COLLECTED DATA:

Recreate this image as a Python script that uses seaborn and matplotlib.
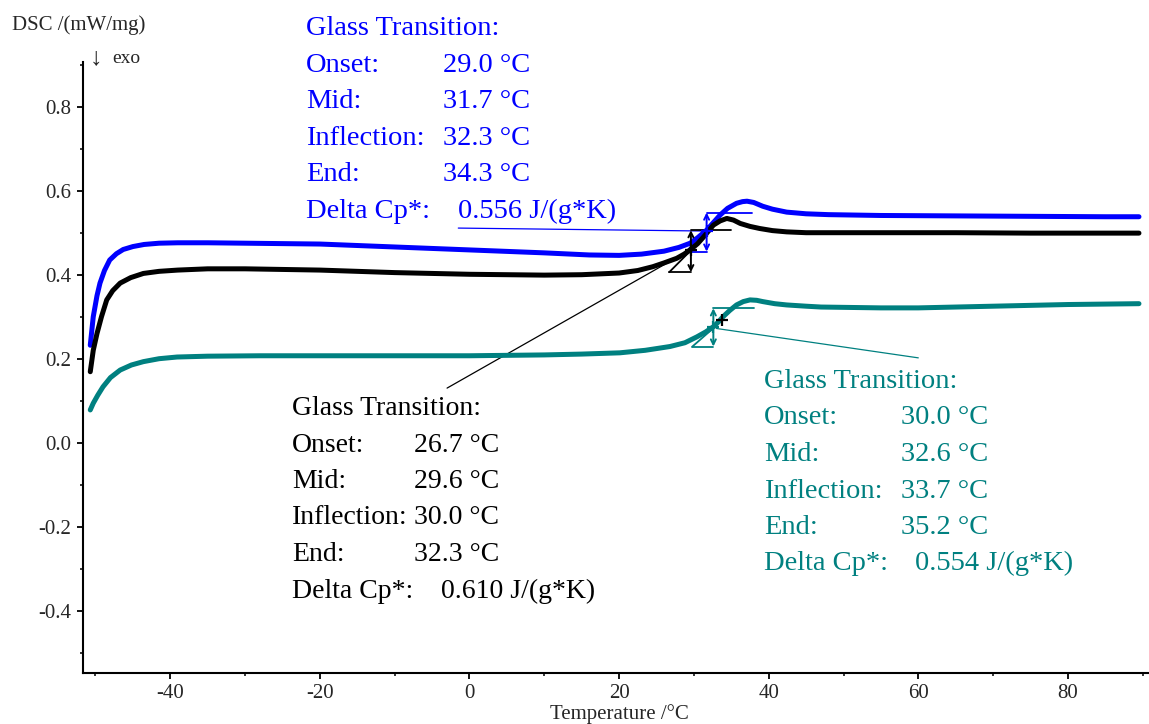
import numpy as np
import pandas as pd
import matplotlib
matplotlib.use("Agg")
import matplotlib.pyplot as plt
from matplotlib.ticker import MultipleLocator
import seaborn as sns

# ---------------- data ----------------
blue_T = [-50.7, -50.3, -49.8, -49.4, -48.8, -48.1, -47.2, -46.3, -45.0, -43.5, -41.5, -39, -35, -30,
          -20, -10, 0, 10, 16, 20, 23, 26, 28, 29.5, 30.5, 31.7, 32.6, 33.5, 34.5, 35.7, 36.5, 37.1,
          38, 39.2, 40.5, 42.4, 45, 48, 55, 65, 75, 85, 89.5]
blue_v = [0.232, 0.30, 0.35, 0.38, 0.41, 0.435, 0.450, 0.460, 0.467, 0.472, 0.475, 0.476, 0.476, 0.475,
          0.473, 0.466, 0.459, 0.452, 0.447, 0.446, 0.449, 0.456, 0.465, 0.475, 0.488, 0.506, 0.524,
          0.542, 0.558, 0.570, 0.574, 0.575, 0.572, 0.563, 0.556, 0.549, 0.545, 0.543, 0.541, 0.540,
          0.539, 0.538, 0.538]

black_T = [-50.7, -50.3, -49.8, -49.2, -48.5, -47.7, -46.7, -45.3, -43.6, -41.5, -39, -35, -30, -20,
           -10, 0, 10, 15, 20, 22.5, 24.5, 26, 27.7, 28.7, 29.5, 30.5, 31.3, 32.0, 32.6, 33.5, 34.4,
           35.3, 36.2, 37.5, 38.8, 40.5, 42.4, 45, 48, 55, 65, 75, 85, 89.5]
black_v = [0.169, 0.22, 0.26, 0.30, 0.34, 0.362, 0.38, 0.393, 0.403, 0.408, 0.411, 0.414, 0.414, 0.411,
           0.405, 0.401, 0.399, 0.400, 0.404, 0.410, 0.419, 0.428, 0.439, 0.449, 0.459, 0.474, 0.49,
           0.505, 0.518, 0.528, 0.534, 0.530, 0.522, 0.515, 0.510, 0.505, 0.502, 0.500, 0.500, 0.500,
           0.500, 0.499, 0.499, 0.499]

teal_T = [-50.7, -50.3, -49.7, -49.0, -48.0, -46.7, -45.2, -43.6, -41.5, -39.1, -35, -28, -20, -10, 0,
          10, 15, 20.1, 23.5, 26.8, 28.8, 30.4, 31.6, 32.6, 33.3, 33.9, 34.8, 35.7, 36.6, 37.5, 38.4,
          39.2, 40.8, 42.4, 45, 47, 55, 60, 70, 80, 89.5]
teal_v = [0.078, 0.094, 0.113, 0.133, 0.155, 0.173, 0.185, 0.193, 0.200, 0.204, 0.206, 0.207, 0.207,
          0.207, 0.207, 0.209, 0.211, 0.214, 0.220, 0.229, 0.238, 0.252, 0.264, 0.276, 0.288, 0.300,
          0.315, 0.328, 0.336, 0.340, 0.339, 0.336, 0.331, 0.328, 0.325, 0.323, 0.321, 0.321, 0.325,
          0.329, 0.331]

# glass transition evaluation marks: (x0, y0, x1, y1)
blue_leader = [-1.5, 0.511, 31.3, 0.504]
black_leader = [-3.0, 0.130, 29.5, 0.459]
teal_leader = [33.0, 0.272, 60.0, 0.202]

blue_arrow = [31.7, 0.455, 0.548]      # x, ybottom, ytop
black_arrow = [29.6, 0.406, 0.506]
teal_arrow = [32.6, 0.229, 0.320]

blue_steps = [[31.7, 37.8, 0.548], [29.4, 31.7, 0.455]]
black_steps = [[29.6, 35.0, 0.506], [26.7, 29.6, 0.406]]
teal_steps = [[32.6, 38.0, 0.320], [29.8, 32.6, 0.229]]

blue_tangent = [29.0, 0.455, 31.7, 0.510]
black_tangent = [26.7, 0.406, 29.6, 0.458]
teal_tangent = [29.8, 0.229, 32.3, 0.268]

cross_T = [29.6, 32.6, 33.7, 31.7]
cross_v = [0.459, 0.276, 0.291, 0.505]
cross_c = ["black", "#008080", "black", "blue"]

blue_text = ["Glass Transition:", "Onset:", "Mid:", "Inflection:", "End:", "Delta Cp*:"]
blue_vals = ["29.0 °C", "31.7 °C", "32.3 °C", "34.3 °C", "0.556 J/(g*K)"]
black_vals = ["26.7 °C", "29.6 °C", "30.0 °C", "32.3 °C", "0.610 J/(g*K)"]
teal_vals = ["30.0 °C", "32.6 °C", "33.7 °C", "35.2 °C", "0.554 J/(g*K)"]

xticks = [-40, -20, 0, 20, 40, 60, 80]
yticks = [-0.4, -0.2, 0.0, 0.2, 0.4, 0.6, 0.8]

# ---------------- figure ----------------
sns.set_style("ticks")
plt.rcParams["font.family"] = ["Liberation Serif", "DejaVu Serif"]

W, H = 1149, 724
fig = plt.figure(figsize=(W / 100, H / 100), dpi=100)
ax = fig.add_axes([82.7 / W, 51 / H, (W - 82.7) / W, 611 / H])

BLUE = "#0000ff"
TEAL = "#008080"

df = pd.concat([
    pd.DataFrame({"T": blue_T, "v": blue_v, "s": "blue"}),
    pd.DataFrame({"T": black_T, "v": black_v, "s": "black"}),
    pd.DataFrame({"T": teal_T, "v": teal_v, "s": "teal"}),
])
sns.lineplot(data=df, x="T", y="v", hue="s", palette={"blue": BLUE, "black": "black", "teal": TEAL},
             sort=False, estimator=None, linewidth=3.6, legend=False, ax=ax, zorder=3)

# evaluation marks
for leader, arrow, steps, tang, c in [
        (blue_leader, blue_arrow, blue_steps, blue_tangent, BLUE),
        (black_leader, black_arrow, black_steps, black_tangent, "black"),
        (teal_leader, teal_arrow, teal_steps, teal_tangent, TEAL)]:
    ax.plot([leader[0], leader[2]], [leader[1], leader[3]], color=c, lw=0.9, zorder=2)
    ax.annotate("", xy=(arrow[0], arrow[1]), xytext=(arrow[0], arrow[2]),
                arrowprops=dict(arrowstyle="<->", color=c, lw=1.4, shrinkA=0, shrinkB=0,
                                mutation_scale=9), zorder=4)
    for s in steps:
        ax.plot([s[0], s[1]], [s[2], s[2]], color=c, lw=1.3, zorder=2)
    ax.plot([tang[0], tang[2]], [tang[1], tang[3]], color=c, lw=1.3, zorder=2)

for t, v, c in zip(cross_T, cross_v, cross_c):
    ax.plot(t, v, marker="+", color=c, markersize=9, mew=1.6, zorder=5)

ax.set_xlim((82.7 - 469.5) / 7.48, (W - 469.5) / 7.48)
ax.set_ylim((442.7 - 673) / 420, (442.7 - 62) / 420)
ax.set_xticks(xticks)
ax.set_yticks(yticks)
ax.set_xticklabels([f"{t:d}" for t in xticks])
ax.set_yticklabels([f"{t:.1f}" for t in yticks])
ax.xaxis.set_minor_locator(MultipleLocator(10))
ax.yaxis.set_minor_locator(MultipleLocator(0.1))
ax.tick_params(which="major", direction="out", length=4, width=1.3, labelsize=15, pad=4, color="black")
ax.tick_params(which="minor", direction="out", length=2.5, width=1.1, color="black")
for sp in ["top", "right"]:
    ax.spines[sp].set_visible(False)
for sp in ["left", "bottom"]:
    ax.spines[sp].set_linewidth(1.5)
    ax.spines[sp].set_color("black")
ax.set_xlabel("")
ax.set_ylabel("")
ax.set_facecolor("white")


def px(x, y):
    return x / W, 1 - y / H


fig.text(*px(12, 30), "DSC /(mW/mg)", fontsize=15, va="baseline", ha="left")
fig.text(*px(90, 64), "↓", fontsize=18, va="baseline", ha="left")
fig.text(*px(112, 63), "exo", fontsize=14, va="baseline", ha="left")
fig.text(*px(619, 719), "Temperature /°C", fontsize=15, va="baseline", ha="center")


def block(x_lab, x_val, x_delta, y0, dy, vals, color, size=20.5):
    fig.text(*px(x_lab, y0), blue_text[0], fontsize=size, color=color, va="baseline")
    for i in range(1, 6):
        y = y0 + i * dy
        fig.text(*px(x_lab, y), blue_text[i], fontsize=size, color=color, va="baseline")
        xv = x_delta if i == 5 else x_val
        fig.text(*px(xv, y), vals[i - 1], fontsize=size, color=color, va="baseline")


block(306, 443, 458, 35, 36.6, blue_vals, BLUE)
block(292, 414, 441, 415, 36.5, black_vals, "black", size=20)
block(764, 901, 915, 388, 36.5, teal_vals, TEAL)

fig.savefig("out.png", dpi=100, facecolor="white")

EXERCISE DETAILS:
Repeat, exactly and in full, each line from the start of the data to the line that contains "import seaborn as sns". Pictures do not go in.

COMPLETED TASK:
Recreate this image as a Python script that uses seaborn and matplotlib.
import numpy as np
import pandas as pd
import matplotlib
matplotlib.use("Agg")
import matplotlib.pyplot as plt
from matplotlib.ticker import MultipleLocator
import seaborn as sns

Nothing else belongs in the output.